▶ [DATA SHOWN]:

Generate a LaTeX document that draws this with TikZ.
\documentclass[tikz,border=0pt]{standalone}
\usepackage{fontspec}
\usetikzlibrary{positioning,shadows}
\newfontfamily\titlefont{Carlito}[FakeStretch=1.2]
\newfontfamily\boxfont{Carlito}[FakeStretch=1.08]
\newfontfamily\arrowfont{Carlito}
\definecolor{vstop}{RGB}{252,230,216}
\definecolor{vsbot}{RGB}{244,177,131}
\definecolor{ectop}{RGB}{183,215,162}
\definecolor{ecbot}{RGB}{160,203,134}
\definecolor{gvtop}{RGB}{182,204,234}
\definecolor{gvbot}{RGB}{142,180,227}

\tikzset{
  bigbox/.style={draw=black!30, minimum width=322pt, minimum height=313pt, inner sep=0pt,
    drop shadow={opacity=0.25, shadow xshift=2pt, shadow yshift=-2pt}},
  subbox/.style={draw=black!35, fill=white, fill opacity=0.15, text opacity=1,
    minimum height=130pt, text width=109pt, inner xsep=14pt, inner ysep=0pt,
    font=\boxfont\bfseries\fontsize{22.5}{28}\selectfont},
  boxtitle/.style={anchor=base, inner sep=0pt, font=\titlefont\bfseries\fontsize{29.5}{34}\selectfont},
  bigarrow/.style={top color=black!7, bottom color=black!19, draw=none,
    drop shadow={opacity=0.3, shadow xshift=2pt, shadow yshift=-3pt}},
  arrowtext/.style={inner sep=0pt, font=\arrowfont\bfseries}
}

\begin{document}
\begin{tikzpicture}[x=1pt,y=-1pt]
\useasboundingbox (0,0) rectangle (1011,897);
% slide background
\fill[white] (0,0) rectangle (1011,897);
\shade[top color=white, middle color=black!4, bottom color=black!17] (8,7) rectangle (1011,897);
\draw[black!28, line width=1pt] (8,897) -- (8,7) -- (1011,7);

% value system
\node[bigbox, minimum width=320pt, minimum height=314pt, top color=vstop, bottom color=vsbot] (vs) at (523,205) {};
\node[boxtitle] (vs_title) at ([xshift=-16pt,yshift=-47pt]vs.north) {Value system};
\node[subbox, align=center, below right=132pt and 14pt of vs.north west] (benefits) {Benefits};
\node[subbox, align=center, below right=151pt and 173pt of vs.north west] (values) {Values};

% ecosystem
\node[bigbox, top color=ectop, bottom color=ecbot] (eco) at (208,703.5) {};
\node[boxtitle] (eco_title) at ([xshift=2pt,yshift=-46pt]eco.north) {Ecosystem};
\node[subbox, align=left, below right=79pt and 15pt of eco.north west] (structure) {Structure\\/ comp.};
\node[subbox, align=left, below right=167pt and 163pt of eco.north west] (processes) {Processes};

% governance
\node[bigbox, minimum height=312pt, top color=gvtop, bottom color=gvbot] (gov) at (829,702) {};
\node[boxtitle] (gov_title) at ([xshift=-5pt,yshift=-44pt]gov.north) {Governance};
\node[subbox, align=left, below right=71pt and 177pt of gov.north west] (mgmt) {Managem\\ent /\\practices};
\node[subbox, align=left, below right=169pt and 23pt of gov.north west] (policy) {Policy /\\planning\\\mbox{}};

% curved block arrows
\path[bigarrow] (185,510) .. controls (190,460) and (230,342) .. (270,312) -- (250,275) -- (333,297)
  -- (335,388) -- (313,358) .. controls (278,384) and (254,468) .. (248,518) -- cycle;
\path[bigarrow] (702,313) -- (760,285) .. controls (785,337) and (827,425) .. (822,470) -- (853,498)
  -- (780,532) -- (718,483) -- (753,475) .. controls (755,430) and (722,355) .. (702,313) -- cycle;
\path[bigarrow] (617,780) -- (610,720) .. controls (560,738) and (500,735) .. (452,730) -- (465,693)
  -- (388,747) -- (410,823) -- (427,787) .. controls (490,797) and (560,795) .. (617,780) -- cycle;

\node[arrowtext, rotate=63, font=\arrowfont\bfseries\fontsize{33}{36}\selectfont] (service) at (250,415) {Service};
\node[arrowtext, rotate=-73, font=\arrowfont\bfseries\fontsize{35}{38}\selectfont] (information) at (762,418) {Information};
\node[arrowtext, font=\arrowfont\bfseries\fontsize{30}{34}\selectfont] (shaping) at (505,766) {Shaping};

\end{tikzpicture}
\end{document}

▶ [EXERCISE]:
Return, please, the lines of the data from the first through the line containing "(8,7) -- (1011,7);", both kept, exactly as they stand and nothing more.

▶ [WRITTEN ANSWER]:
Generate a LaTeX document that draws this with TikZ.
\documentclass[tikz,border=0pt]{standalone}
\usepackage{fontspec}
\usetikzlibrary{positioning,shadows}
\newfontfamily\titlefont{Carlito}[FakeStretch=1.2]
\newfontfamily\boxfont{Carlito}[FakeStretch=1.08]
\newfontfamily\arrowfont{Carlito}
\definecolor{vstop}{RGB}{252,230,216}
\definecolor{vsbot}{RGB}{244,177,131}
\definecolor{ectop}{RGB}{183,215,162}
\definecolor{ecbot}{RGB}{160,203,134}
\definecolor{gvtop}{RGB}{182,204,234}
\definecolor{gvbot}{RGB}{142,180,227}

\tikzset{
  bigbox/.style={draw=black!30, minimum width=322pt, minimum height=313pt, inner sep=0pt,
    drop shadow={opacity=0.25, shadow xshift=2pt, shadow yshift=-2pt}},
  subbox/.style={draw=black!35, fill=white, fill opacity=0.15, text opacity=1,
    minimum height=130pt, text width=109pt, inner xsep=14pt, inner ysep=0pt,
    font=\boxfont\bfseries\fontsize{22.5}{28}\selectfont},
  boxtitle/.style={anchor=base, inner sep=0pt, font=\titlefont\bfseries\fontsize{29.5}{34}\selectfont},
  bigarrow/.style={top color=black!7, bottom color=black!19, draw=none,
    drop shadow={opacity=0.3, shadow xshift=2pt, shadow yshift=-3pt}},
  arrowtext/.style={inner sep=0pt, font=\arrowfont\bfseries}
}

\begin{document}
\begin{tikzpicture}[x=1pt,y=-1pt]
\useasboundingbox (0,0) rectangle (1011,897);
% slide background
\fill[white] (0,0) rectangle (1011,897);
\shade[top color=white, middle color=black!4, bottom color=black!17] (8,7) rectangle (1011,897);
\draw[black!28, line width=1pt] (8,897) -- (8,7) -- (1011,7);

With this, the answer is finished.